→ **YOUR TASK**:
In the listing below, find the line with "Chart.register(...registerables);", then repeat exactly every line from the top through that one.

━━ SOURCE DATA

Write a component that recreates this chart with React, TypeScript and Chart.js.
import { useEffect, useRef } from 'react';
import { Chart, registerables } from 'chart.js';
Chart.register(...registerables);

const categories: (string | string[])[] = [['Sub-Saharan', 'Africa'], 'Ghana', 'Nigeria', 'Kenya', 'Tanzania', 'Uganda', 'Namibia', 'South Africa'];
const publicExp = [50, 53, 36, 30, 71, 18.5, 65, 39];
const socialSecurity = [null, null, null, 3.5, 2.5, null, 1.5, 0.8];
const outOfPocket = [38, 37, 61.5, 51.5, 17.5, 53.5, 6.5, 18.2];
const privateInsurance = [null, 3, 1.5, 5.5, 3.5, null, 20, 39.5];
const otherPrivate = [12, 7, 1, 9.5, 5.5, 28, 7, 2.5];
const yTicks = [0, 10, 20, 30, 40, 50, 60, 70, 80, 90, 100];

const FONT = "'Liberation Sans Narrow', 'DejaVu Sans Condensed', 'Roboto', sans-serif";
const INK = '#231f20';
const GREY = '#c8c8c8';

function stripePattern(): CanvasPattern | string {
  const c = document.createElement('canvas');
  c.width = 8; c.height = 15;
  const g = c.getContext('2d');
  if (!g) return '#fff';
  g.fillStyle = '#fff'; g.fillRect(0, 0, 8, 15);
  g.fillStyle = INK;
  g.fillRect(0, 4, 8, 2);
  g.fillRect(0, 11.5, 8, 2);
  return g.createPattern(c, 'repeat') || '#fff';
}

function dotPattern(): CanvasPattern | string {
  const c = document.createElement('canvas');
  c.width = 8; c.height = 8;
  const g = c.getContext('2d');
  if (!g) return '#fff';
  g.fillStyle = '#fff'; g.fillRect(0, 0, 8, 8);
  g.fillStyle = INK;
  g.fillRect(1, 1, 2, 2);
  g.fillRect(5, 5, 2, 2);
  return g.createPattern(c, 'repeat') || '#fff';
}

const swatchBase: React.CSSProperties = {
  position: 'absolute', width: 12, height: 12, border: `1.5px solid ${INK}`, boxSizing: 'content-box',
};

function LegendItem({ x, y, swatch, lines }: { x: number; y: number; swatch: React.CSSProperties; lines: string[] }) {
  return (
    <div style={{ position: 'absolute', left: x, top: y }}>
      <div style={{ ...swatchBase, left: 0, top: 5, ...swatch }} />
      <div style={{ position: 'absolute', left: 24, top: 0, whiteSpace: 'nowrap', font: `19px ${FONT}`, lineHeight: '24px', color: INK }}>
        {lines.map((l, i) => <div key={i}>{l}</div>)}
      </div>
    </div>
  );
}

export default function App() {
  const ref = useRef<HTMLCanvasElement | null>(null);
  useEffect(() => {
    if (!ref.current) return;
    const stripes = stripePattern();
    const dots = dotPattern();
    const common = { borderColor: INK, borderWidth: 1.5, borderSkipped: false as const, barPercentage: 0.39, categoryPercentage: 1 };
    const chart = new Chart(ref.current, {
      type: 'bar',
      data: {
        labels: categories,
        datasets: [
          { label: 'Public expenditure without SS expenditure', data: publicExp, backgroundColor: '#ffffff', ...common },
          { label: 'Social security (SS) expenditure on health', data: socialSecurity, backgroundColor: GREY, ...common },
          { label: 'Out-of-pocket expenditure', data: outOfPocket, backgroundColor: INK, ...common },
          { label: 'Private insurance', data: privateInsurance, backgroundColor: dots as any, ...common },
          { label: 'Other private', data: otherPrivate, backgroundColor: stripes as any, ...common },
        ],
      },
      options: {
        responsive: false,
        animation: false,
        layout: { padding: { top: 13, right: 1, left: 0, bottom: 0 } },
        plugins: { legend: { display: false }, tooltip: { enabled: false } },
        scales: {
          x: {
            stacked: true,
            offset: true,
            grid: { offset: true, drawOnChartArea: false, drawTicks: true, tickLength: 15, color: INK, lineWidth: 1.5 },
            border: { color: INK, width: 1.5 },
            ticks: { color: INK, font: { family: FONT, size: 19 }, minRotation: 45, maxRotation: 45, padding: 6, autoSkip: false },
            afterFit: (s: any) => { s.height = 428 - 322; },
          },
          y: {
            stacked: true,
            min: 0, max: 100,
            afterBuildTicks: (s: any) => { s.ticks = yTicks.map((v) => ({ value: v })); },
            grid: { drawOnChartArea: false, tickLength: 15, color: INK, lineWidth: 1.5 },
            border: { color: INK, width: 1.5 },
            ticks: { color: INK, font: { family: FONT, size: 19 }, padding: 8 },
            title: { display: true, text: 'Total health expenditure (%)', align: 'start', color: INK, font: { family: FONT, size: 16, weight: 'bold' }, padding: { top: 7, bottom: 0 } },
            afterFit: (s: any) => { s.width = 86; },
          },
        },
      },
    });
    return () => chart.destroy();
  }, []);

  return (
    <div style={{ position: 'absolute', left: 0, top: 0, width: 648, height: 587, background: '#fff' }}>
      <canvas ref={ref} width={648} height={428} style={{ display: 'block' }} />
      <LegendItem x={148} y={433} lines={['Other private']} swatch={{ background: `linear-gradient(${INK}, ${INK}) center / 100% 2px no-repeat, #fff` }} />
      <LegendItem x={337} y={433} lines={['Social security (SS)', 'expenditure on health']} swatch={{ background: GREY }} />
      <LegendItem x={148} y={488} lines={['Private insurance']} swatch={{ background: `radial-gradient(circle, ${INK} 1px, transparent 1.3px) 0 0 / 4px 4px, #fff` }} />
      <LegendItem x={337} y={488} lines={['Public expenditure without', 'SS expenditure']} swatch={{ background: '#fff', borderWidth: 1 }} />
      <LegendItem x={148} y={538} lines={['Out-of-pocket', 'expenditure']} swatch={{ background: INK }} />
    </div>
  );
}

━━━━

→ **CORRECT OUTPUT**:
Write a component that recreates this chart with React, TypeScript and Chart.js.
import { useEffect, useRef } from 'react';
import { Chart, registerables } from 'chart.js';
Chart.register(...registerables);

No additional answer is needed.